It was a startling reminder that Central Canada is an earthquake zone.
Shortly after 1:40 p.m. on Wednesday, a 5.0-magnitude earthquake was felt across Ontario and Quebec, rattling homes and buildings from Sudbury to Quebec City, and as far south as New York City. Closer to the quake's epicentre, about 55 kilometres north of Ottawa, workers evacuated downtown buildings, pouring into city streets by the thousands, dodging falling objects and broken glass.
While no major injuries were reported, earthquake experts said geological faults throughout Quebec and in Ontario - near nuclear plants - could bring disaster in the future to a region that is not ready for a big quake.
"In the west, they're prepared: they design their buildings, they teach children in schools what to do," said Arsalan Mohajer, a professor of geology at the University of Toronto. "But in the east, we don't think it's going to happen. We'll be caught by surprise."
Dr. Mohajer said that faults run across Ontario and Quebec, and are potentially disastrous. He said a fault that runs along the St. Lawrence river valley is particularly threatening, meaning areas near Montreal, Cornwall and Quebec City could have large earthquakes in the future. Similar faults exist in the Niagara-Pickering area, he said, "inconveniently close to Toronto and safety-related nuclear facilities east of the city."
Wednesday's quake happened in the western Quebec seismic zone, which runs from Montreal to Timiskaming, Alan Baird of Queen's University said. Generally, earthquakes occur at plate boundaries where the rigid masses that make up the earth's outer shell rub and push at one another. The areas of the world best known for earthquake activity are found where plates bump and slide under one another. But Wednesday's quake, Dr. Baird said, was an "intraplate quake," which means it happened within a plate, as opposed to at a plate boundary.
The area is a "weak zone," he explained, where low to moderate seismic activity is common, and the result of stress built up within the plate from constant pushing at the boundaries.
Across central Canada, reports flooded in from those startled by the tremor.
Samantha Clement of L'Ange Gardien, Que., had just got her daughter to fall asleep when the shaking started. "At first, it felt like there was a big truck coming down the road," she said. "Then it was like an explosion from afar."
Ms.
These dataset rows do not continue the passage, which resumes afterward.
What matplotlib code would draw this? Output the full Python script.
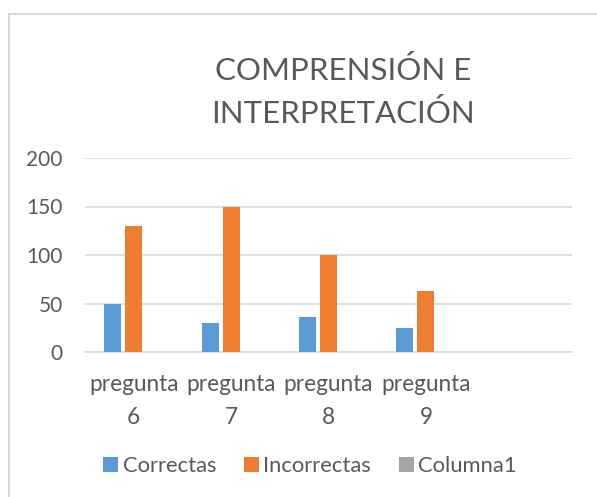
import numpy as np
import matplotlib
matplotlib.use("Agg")
import matplotlib.pyplot as plt
from matplotlib.patches import Rectangle, Patch

# ---- data ----
categories = ["pregunta\n6", "pregunta\n7", "pregunta\n8", "pregunta\n9", ""]
correctas = [50, 30, 36, 25]
incorrectas = [130, 150, 100, 63]
columna1 = [np.nan, np.nan, np.nan, np.nan]
series_names = ["Correctas", "Incorrectas", "Columna1"]
colors = ["#5B9BD5", "#ED7D31", "#A5A5A5"]
yticks = [0, 50, 100, 150, 200]

TEXT = "#595959"
GRID = "#D9D9D9"

plt.rcParams["font.family"] = ["Lato", "DejaVu Sans"]

W, H = 597, 497
fig = plt.figure(figsize=(W / 100, H / 100), dpi=100)

# chart-area border (only top/left edges fall inside the picture)
fig.patches.append(Rectangle((8.5 / W, -0.2), 1.5, 1.2 - 13.5 / H,
                             transform=fig.transFigure, fill=False,
                             edgecolor=GRID, linewidth=1.5))

ax = fig.add_axes([85 / W, 1 - 352 / H, 487 / W, 194 / H])

x = np.arange(len(categories))
step = 0.216
bw = 0.175
for i, (vals, col) in enumerate(zip([correctas, incorrectas, columna1], colors)):
    ax.bar(x[:len(vals)] + (i - 1) * step, vals, width=bw, color=col, zorder=3)

ax.set_xlim(-0.5, len(categories) - 0.5)
ax.set_ylim(0, 200)
ax.set_yticks(yticks)
ax.set_xticks(x)
ax.set_xticklabels(categories, linespacing=1.75)
ax.tick_params(axis="both", length=0, colors=TEXT)
ax.tick_params(axis="x", pad=15.5, labelsize=16.3)
ax.tick_params(axis="y", pad=16, labelsize=15)
ax.yaxis.grid(True, color=GRID, linewidth=1.2, zorder=0)
for s in ["top", "right", "left"]:
    ax.spines[s].set_visible(False)
ax.spines["bottom"].set_color(GRID)
ax.spines["bottom"].set_linewidth(1.2)

fig.text(343 / W, 1 - 92 / H, "COMPRENSIÓN E\nINTERPRETACIÓN", ha="center",
         va="center", fontsize=22.5, color=TEXT, linespacing=1.55)

handles = [Patch(facecolor=c, edgecolor="none") for c in colors]
fig.legend(handles, series_names, loc="center", bbox_to_anchor=(310 / W, 1 - 466 / H),
           ncol=3, frameon=False, fontsize=15.8, labelcolor=TEXT,
           handlelength=0.7, handleheight=0.7, handletextpad=0.2, columnspacing=1.25)

fig.savefig("out.png", dpi=100)
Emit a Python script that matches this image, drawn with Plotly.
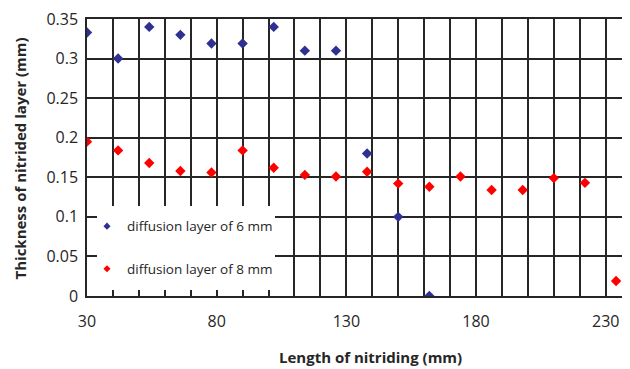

Clement gathered up her crying daughter and ran out to join her neighbours on the street. When she returned, she said, she found a two-inch crack on the ceiling of her upstairs hallway.
Meanwhile, the mayor of Gracefield, Que., declared a state of emergency after the earthquake damaged several buildings, including a hotel and the town church. Eric Alie, a mechanic for the town, said the church is closed because the roof was badly damaged.
On Parliament Hill in Ottawa, where the Senate was still in session, Senators were sent running onto the Parliament lawn after seeing chandeliers swinging and hearing the sound of glass windows crunching.
"We're having some contentious debates, so we were wondering if it was a message from the gods," joked Sen. Marjory LeBreton.
And for a city already on edge due to the upcoming G20 summit, Wednesday afternoon's tremors had many in Toronto panicking.
"We had a few conspiracy theories going," said James Lorimer, who works on the 37th floor of the First Canadian Place, the country's tallest office building. Just that morning, one of the city's subway lines had been shut down due to a "suspicious package," and some initially thought the shaking could be an act of terrorism or protest.